Short task
Restate each line of the listing exactly, without carrying over any pictures.

Data segment
+ + +
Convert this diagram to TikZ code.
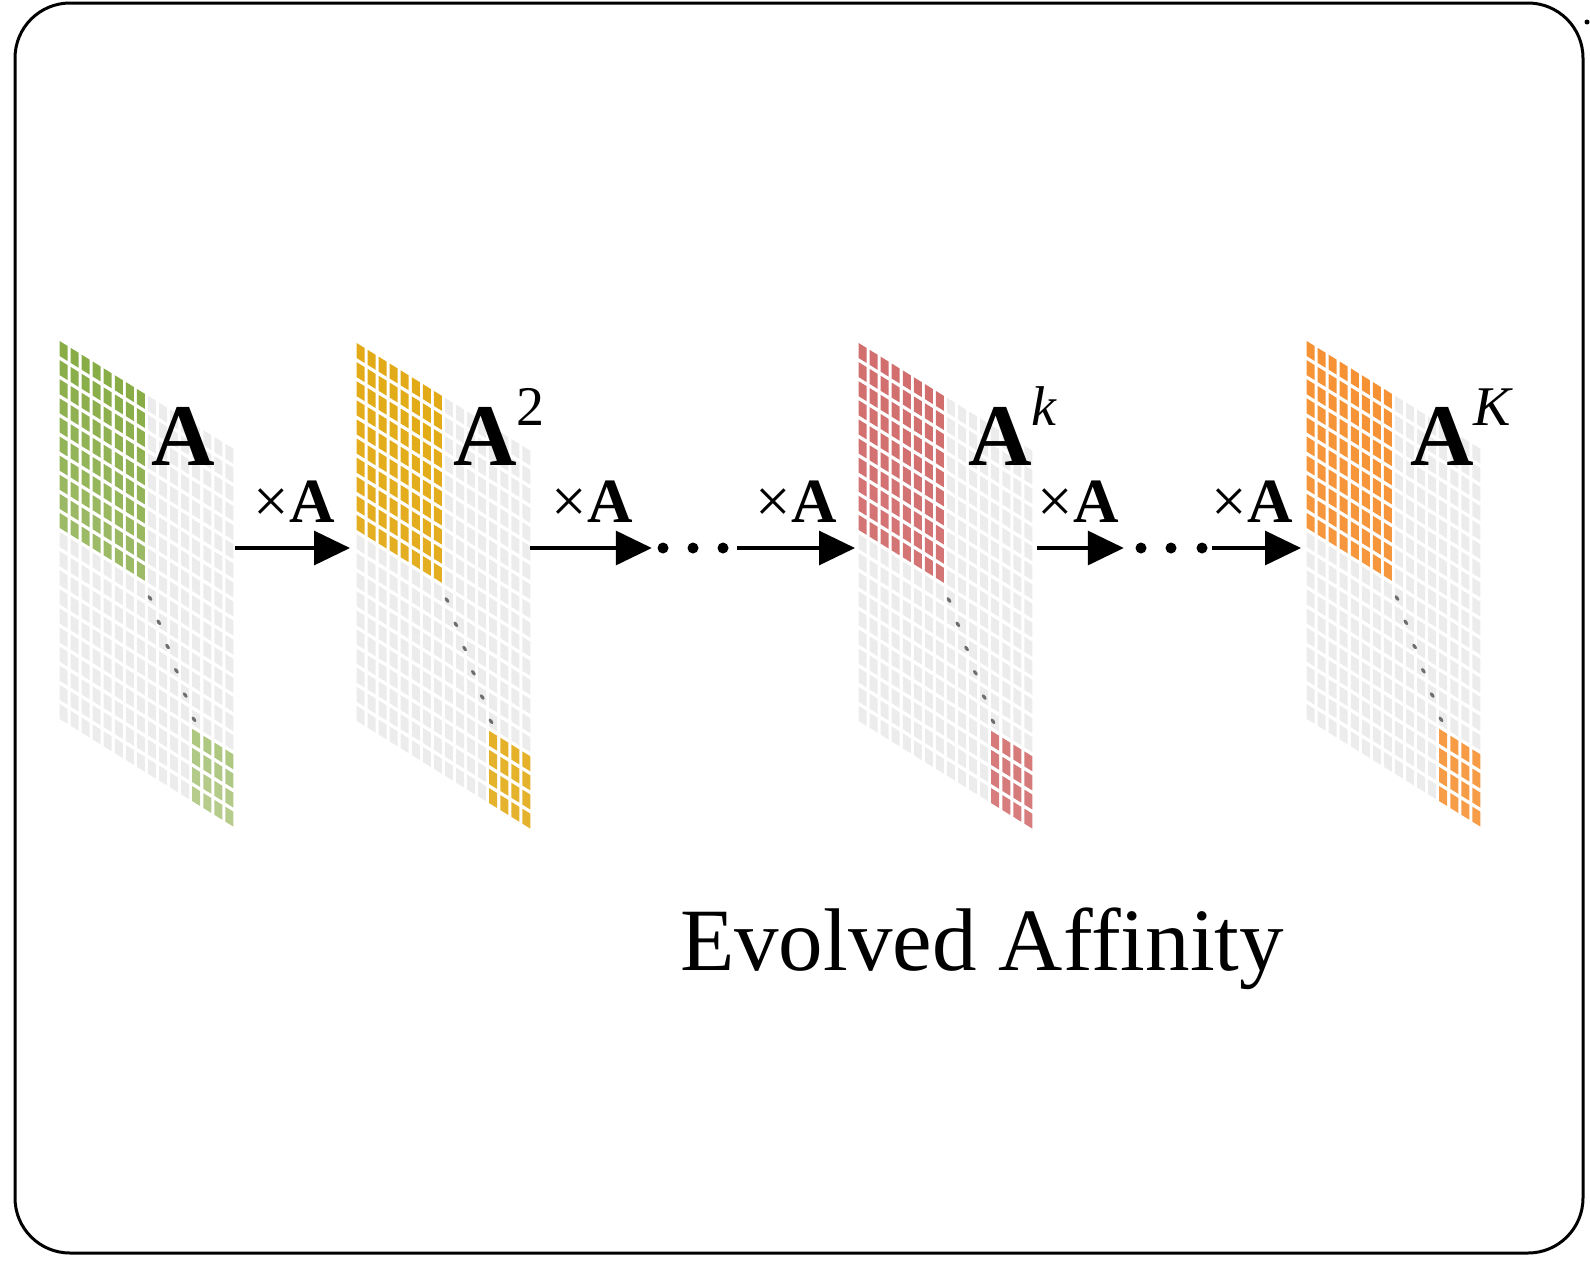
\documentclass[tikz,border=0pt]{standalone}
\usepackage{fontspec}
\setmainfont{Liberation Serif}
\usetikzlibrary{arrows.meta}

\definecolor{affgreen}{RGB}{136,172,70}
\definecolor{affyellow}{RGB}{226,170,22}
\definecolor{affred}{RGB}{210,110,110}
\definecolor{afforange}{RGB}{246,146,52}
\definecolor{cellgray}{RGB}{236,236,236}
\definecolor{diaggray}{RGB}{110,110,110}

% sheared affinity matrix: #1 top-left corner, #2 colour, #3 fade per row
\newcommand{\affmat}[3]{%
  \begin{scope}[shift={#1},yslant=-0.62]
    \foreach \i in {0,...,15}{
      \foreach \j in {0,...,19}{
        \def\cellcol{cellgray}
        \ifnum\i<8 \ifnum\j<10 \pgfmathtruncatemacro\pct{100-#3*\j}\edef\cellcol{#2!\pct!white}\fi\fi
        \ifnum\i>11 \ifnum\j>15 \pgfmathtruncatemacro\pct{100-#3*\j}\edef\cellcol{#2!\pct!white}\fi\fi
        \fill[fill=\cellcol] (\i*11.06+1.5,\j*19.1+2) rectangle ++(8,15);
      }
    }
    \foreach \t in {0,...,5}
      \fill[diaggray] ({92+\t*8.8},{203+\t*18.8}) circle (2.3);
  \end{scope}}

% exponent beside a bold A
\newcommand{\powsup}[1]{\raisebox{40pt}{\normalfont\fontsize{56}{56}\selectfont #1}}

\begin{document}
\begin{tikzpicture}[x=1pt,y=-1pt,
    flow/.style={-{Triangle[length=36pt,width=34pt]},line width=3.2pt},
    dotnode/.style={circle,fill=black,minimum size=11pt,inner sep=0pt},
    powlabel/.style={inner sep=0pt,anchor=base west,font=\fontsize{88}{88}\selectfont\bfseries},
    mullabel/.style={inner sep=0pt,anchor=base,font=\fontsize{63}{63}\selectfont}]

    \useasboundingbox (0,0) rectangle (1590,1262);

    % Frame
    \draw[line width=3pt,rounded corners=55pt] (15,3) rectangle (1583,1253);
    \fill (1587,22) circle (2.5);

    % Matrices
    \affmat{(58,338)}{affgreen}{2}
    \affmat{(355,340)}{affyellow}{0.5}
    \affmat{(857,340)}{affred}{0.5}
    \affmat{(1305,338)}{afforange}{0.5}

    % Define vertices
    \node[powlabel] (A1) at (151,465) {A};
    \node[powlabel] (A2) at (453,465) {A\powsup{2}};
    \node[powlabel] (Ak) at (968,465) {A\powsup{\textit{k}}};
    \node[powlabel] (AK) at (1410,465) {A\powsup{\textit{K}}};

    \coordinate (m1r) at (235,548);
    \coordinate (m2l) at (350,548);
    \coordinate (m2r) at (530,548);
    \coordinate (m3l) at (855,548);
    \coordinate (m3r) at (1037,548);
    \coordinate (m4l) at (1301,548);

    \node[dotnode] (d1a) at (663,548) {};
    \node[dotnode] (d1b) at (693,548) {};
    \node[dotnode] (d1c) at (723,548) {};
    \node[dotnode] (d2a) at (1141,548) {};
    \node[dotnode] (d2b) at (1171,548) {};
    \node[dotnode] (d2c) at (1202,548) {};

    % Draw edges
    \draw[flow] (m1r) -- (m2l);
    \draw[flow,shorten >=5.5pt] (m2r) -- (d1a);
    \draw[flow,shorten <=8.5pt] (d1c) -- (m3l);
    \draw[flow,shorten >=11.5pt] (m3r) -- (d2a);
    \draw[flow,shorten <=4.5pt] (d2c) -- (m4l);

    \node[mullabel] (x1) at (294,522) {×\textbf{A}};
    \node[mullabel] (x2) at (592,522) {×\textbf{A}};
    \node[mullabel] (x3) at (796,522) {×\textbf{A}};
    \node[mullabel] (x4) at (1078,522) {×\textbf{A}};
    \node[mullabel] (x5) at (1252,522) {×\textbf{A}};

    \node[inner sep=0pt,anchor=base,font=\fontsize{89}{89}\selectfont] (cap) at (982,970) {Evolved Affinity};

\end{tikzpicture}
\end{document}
+ + +
Full response
Convert this diagram to TikZ code.
\documentclass[tikz,border=0pt]{standalone}
\usepackage{fontspec}
\setmainfont{Liberation Serif}
\usetikzlibrary{arrows.meta}

\definecolor{affgreen}{RGB}{136,172,70}
\definecolor{affyellow}{RGB}{226,170,22}
\definecolor{affred}{RGB}{210,110,110}
\definecolor{afforange}{RGB}{246,146,52}
\definecolor{cellgray}{RGB}{236,236,236}
\definecolor{diaggray}{RGB}{110,110,110}

% sheared affinity matrix: #1 top-left corner, #2 colour, #3 fade per row
\newcommand{\affmat}[3]{%
  \begin{scope}[shift={#1},yslant=-0.62]
    \foreach \i in {0,...,15}{
      \foreach \j in {0,...,19}{
        \def\cellcol{cellgray}
        \ifnum\i<8 \ifnum\j<10 \pgfmathtruncatemacro\pct{100-#3*\j}\edef\cellcol{#2!\pct!white}\fi\fi
        \ifnum\i>11 \ifnum\j>15 \pgfmathtruncatemacro\pct{100-#3*\j}\edef\cellcol{#2!\pct!white}\fi\fi
        \fill[fill=\cellcol] (\i*11.06+1.5,\j*19.1+2) rectangle ++(8,15);
      }
    }
    \foreach \t in {0,...,5}
      \fill[diaggray] ({92+\t*8.8},{203+\t*18.8}) circle (2.3);
  \end{scope}}

% exponent beside a bold A
\newcommand{\powsup}[1]{\raisebox{40pt}{\normalfont\fontsize{56}{56}\selectfont #1}}

\begin{document}
\begin{tikzpicture}[x=1pt,y=-1pt,
    flow/.style={-{Triangle[length=36pt,width=34pt]},line width=3.2pt},
    dotnode/.style={circle,fill=black,minimum size=11pt,inner sep=0pt},
    powlabel/.style={inner sep=0pt,anchor=base west,font=\fontsize{88}{88}\selectfont\bfseries},
    mullabel/.style={inner sep=0pt,anchor=base,font=\fontsize{63}{63}\selectfont}]

    \useasboundingbox (0,0) rectangle (1590,1262);

    % Frame
    \draw[line width=3pt,rounded corners=55pt] (15,3) rectangle (1583,1253);
    \fill (1587,22) circle (2.5);

    % Matrices
    \affmat{(58,338)}{affgreen}{2}
    \affmat{(355,340)}{affyellow}{0.5}
    \affmat{(857,340)}{affred}{0.5}
    \affmat{(1305,338)}{afforange}{0.5}

    % Define vertices
    \node[powlabel] (A1) at (151,465) {A};
    \node[powlabel] (A2) at (453,465) {A\powsup{2}};
    \node[powlabel] (Ak) at (968,465) {A\powsup{\textit{k}}};
    \node[powlabel] (AK) at (1410,465) {A\powsup{\textit{K}}};

    \coordinate (m1r) at (235,548);
    \coordinate (m2l) at (350,548);
    \coordinate (m2r) at (530,548);
    \coordinate (m3l) at (855,548);
    \coordinate (m3r) at (1037,548);
    \coordinate (m4l) at (1301,548);

    \node[dotnode] (d1a) at (663,548) {};
    \node[dotnode] (d1b) at (693,548) {};
    \node[dotnode] (d1c) at (723,548) {};
    \node[dotnode] (d2a) at (1141,548) {};
    \node[dotnode] (d2b) at (1171,548) {};
    \node[dotnode] (d2c) at (1202,548) {};

    % Draw edges
    \draw[flow] (m1r) -- (m2l);
    \draw[flow,shorten >=5.5pt] (m2r) -- (d1a);
    \draw[flow,shorten <=8.5pt] (d1c) -- (m3l);
    \draw[flow,shorten >=11.5pt] (m3r) -- (d2a);
    \draw[flow,shorten <=4.5pt] (d2c) -- (m4l);

    \node[mullabel] (x1) at (294,522) {×\textbf{A}};
    \node[mullabel] (x2) at (592,522) {×\textbf{A}};
    \node[mullabel] (x3) at (796,522) {×\textbf{A}};
    \node[mullabel] (x4) at (1078,522) {×\textbf{A}};
    \node[mullabel] (x5) at (1252,522) {×\textbf{A}};

    \node[inner sep=0pt,anchor=base,font=\fontsize{89}{89}\selectfont] (cap) at (982,970) {Evolved Affinity};

\end{tikzpicture}
\end{document}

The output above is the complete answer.